This question is somewhat similar to Form functions that are continuous at one point in L^\infty a Banach space. where the continuity at zero was added to $L^\infty(\Omega)$. This space was indeed complete.
I want to consider $$X=\{u \in H^1(\Omega) : \text{$u$ is continuous at $0$}\}$$ with $0 \in \Omega \subset \mathbb{R}^2$ (i.e., $H^1(\Omega)$ is not embedded in the space of continuous functions) and equip it with the norm $$\|u\|_X^2 = \|u\|_{H^1(\Omega)}^2 + |u(0)|^2$$ This is indeed a norm and we can also derive a scalar product from it. I want to know whether this space is complete. So, let us take a Cauchy sequence $u_n$ in $X$. Then, $u_n$ is a Cauchy sequence in $H^1(\Omega)$ and converges to $u$ in $H^1(\Omega)$. Now, I have to show that $u_n(0)$ converges and it indeed converges to $u(0)$. Is this true?

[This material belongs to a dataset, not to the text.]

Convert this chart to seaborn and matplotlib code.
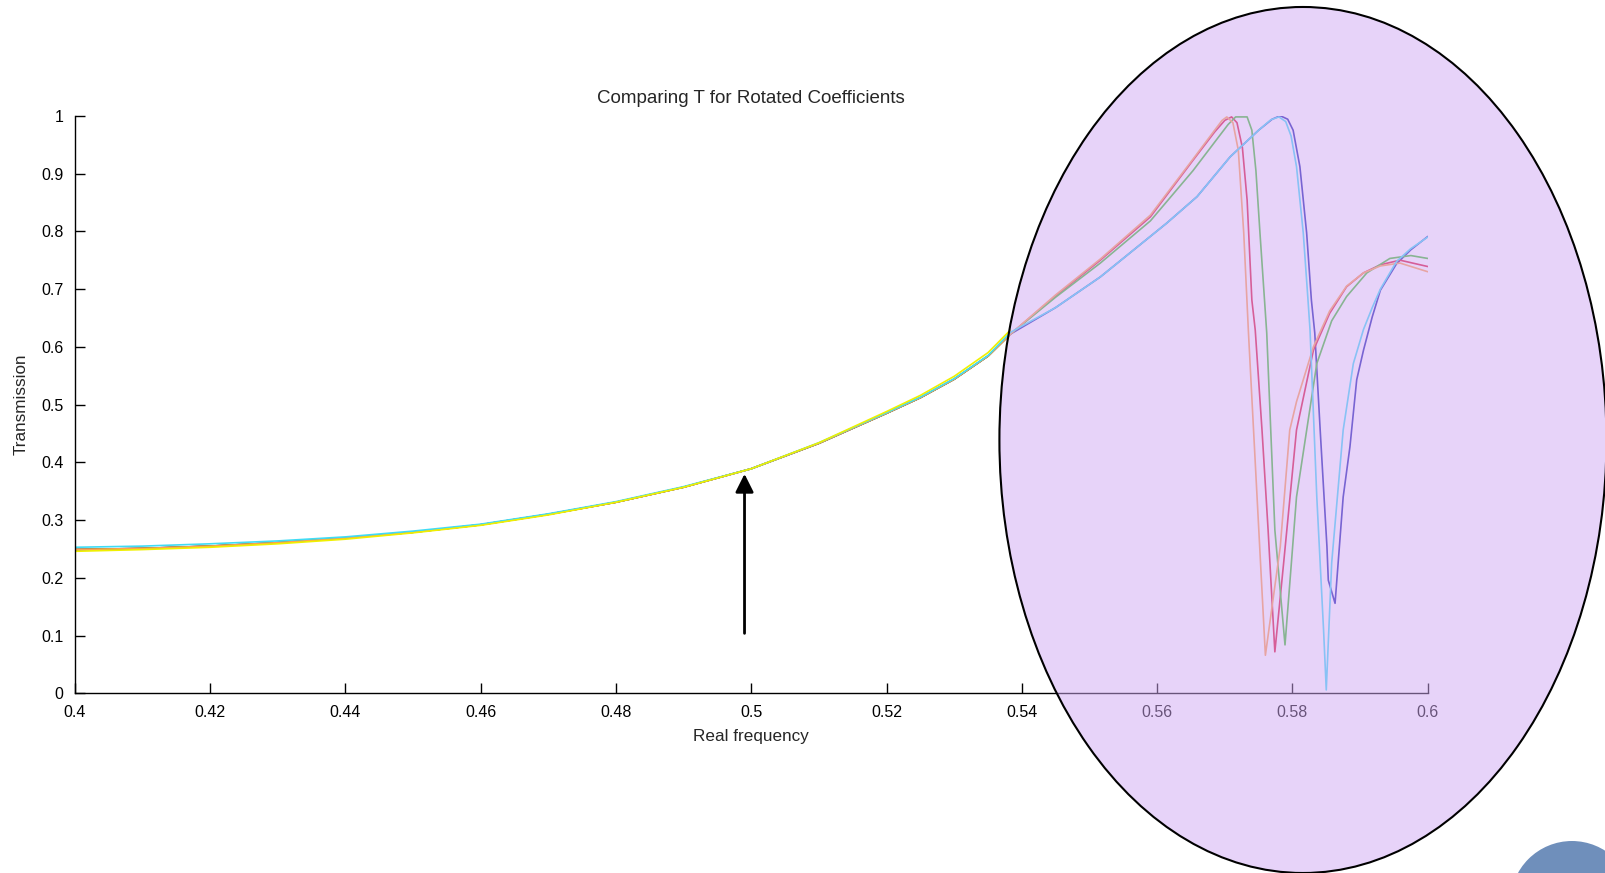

No, this is not true. Using the usual arguments, one can construct a sequence $u_n \in H^1(\Omega) \cap C(\Omega)$ with $u_n \to 0$ in $H^1(\Omega)$, but $u_n(0) = 1$ for all $n \in \mathbb N$.
Let $\varphi \in H^1(\Omega)$ be given, such that $\varphi$ has a singularity at $0$, but is otherwise continuous. Then, we can use $$ u_n := \min( \varphi/n, 1). $$ It is straightforward to verify, that this sequence has the desired properties.